REPUBLIKA.CO.ID, JAKARTA -- Pakar Hukum Pidana Universitas Islam Indonesia (UII) Yogyakarta Muzakir tidak sepakat dengan wacana pembentukan Detasemen Khusus (Densus) Tindak Pidana Korupsi (Tipikor). Menurutnya, kalau ingin memberantas korupsi, maka sebaiknya jangan ada lagi pembentukan lembaga penegak hukum.
"Jangan cawe-cawe dalam hal kaitannya dengan pemberantasan (korupsi). Ini urusannya administratif. Memberantas itu mencegah dan fungsinya pencegahan," kata dia saat dihubungi Republika.co.id, Senin (23/10).
Muzakir pun heran dengan adanya gegap gempita Polri yang ingin ikut menegakkan hukum pada perkara tindak pidana korupsi (tipikor) dengan mengatasnamakan pada pemberantasan tipikor. "Istilah pemberantasan tindak pidana korupsi dengan menggunakan instrumen penegakan hukum itu melanggar konstitusi," tutur dia.

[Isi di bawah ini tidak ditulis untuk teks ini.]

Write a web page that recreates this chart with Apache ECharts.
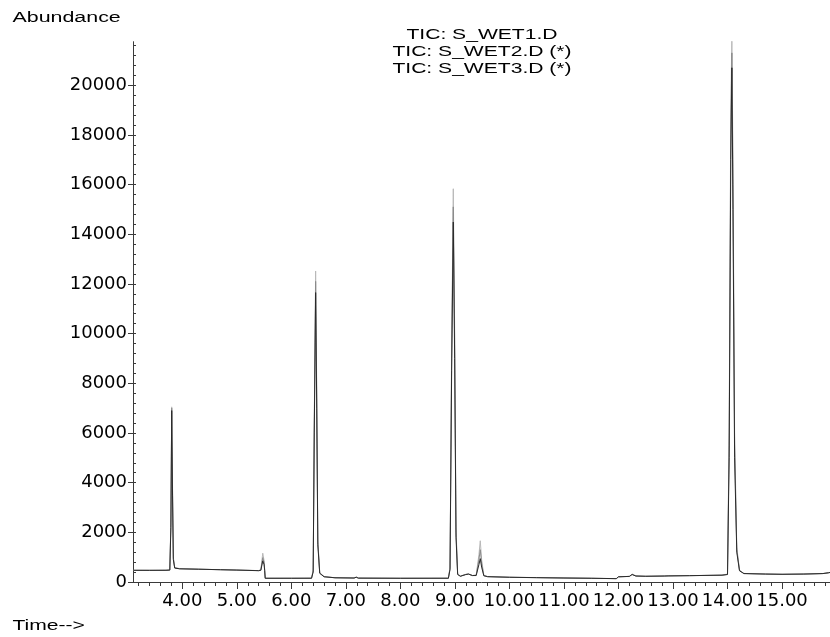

Sebab, menurutnya, dalam konstitusi, penegakan hukum itu mengacu pada pasal 24 UU Dasar 1945 yang kemudian dilanjuti dengan adanya UU Kekuasaan Kehakiman. Jika sekarang KPK, Kejaksaan dan Polri diberikan tugas memberantas korupsi, maka itu menjadi aneh. "Karena memberantas adalah mencegah," katanya.
Pencegahan tipikor, papar Muzakir, utamanya terletak pada sistem hukum administrasi yang berkaitan dengan good governance. Ini terkait manajemen pengelolaan keuangan negara dan manejemen pengelolaan sumber daya manusia, di seluruh kementerian atau lembaga dari tingkat pusat hingga daerah.
"Kalau pencegahan ini sudah terjadi, maka korupsi tidak terjadi. Kalau manajemennya diperbaiki, termasuk manajemen keaungannya diperbaiki, itu artinya potensi korupsi sudah dicegah berarti tidak ada tindak pidana korupsi," tuturnya.